当第1四半期連結会計期間末の総資産は、67,716百万円と前期末比235百万円の減少となりました。その内訳は、流動資産が774百万円減少の36,194百万円、固定資産が539百万円増加の31,522百万円です。流動資産の主な増減要因は、現金及び預金が437百万円の増加、受取手形及び売掛金が998百万円の減少、前渡金や未収消費税等の減少を主因とするその他(流動資産)が199百万円の減少です。固定資産の主な増減要因は、有形固定資産が141百万円の増加、投資その他の資産が398百万円の増加です。負債合計は、49,784百万円と前期末比402百万円の減少となりました。主な増減要因は、支払手形及び買掛金が1,202百万円の減少、短期借入金が787百万円の増加、1年内償還予定の社債が300百万円の減少、未払法人税等が223百万円の減少、賞与引当金が348百万円の減少、設備関係支払手形、預り金及び未払消費税等の増加を主因とするその他(流動負債)が633百万円の増加、長期借入金が304百万円の増加です。純資産は、17,932百万円と前期末比167百万円の増加となりました。主な増減要因は、利益剰余金が、配当金の支払いと親会社株主に帰属する四半期純損失により347百万円の減少、その他の包括利益累計額が515百万円の増加です。その結果、自己資本比率は26.4%となりました。
(2) 経営方針・経営戦略等当第1四半期連結累計期間において、当社グループの経営の基本方針・経営戦略等について重要な変更はありません。
(3) 事業上及び財務上の対処すべき課題当第1四半期連結累計期間において、当社グループが対処すべき課題について重要な変更はありません。
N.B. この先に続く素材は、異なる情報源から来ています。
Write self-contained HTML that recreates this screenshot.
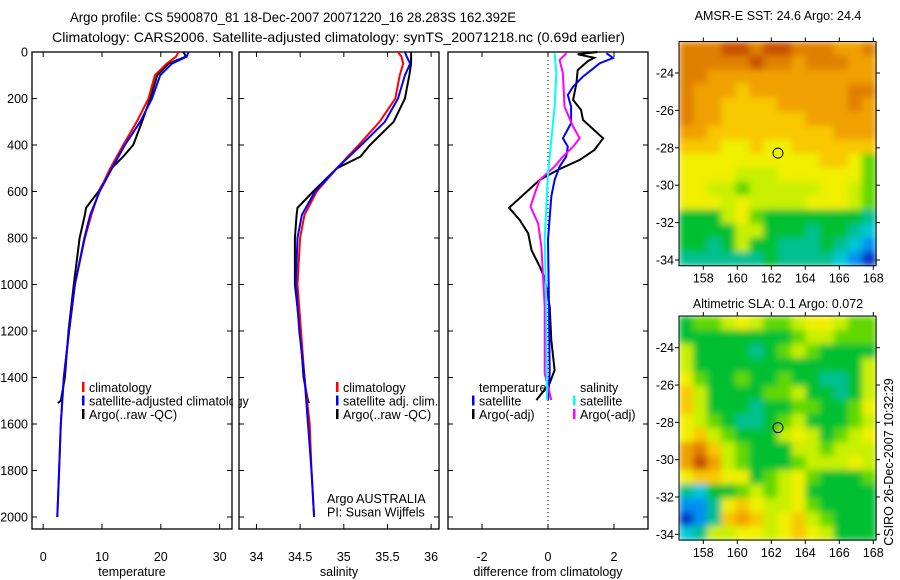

(4) 研究開発活動当第1四半期連結累計期間におけるグループ全体の研究開発活動の金額は、456百万円であります。なお、当第1四半期連結累計期間において、当社グループの研究開発活動の状況に重要な変更はありません。また、研究開発費は、セグメント別に関連づけられないものもあるため、セグメント別の研究開発費の金額は記載しておりません。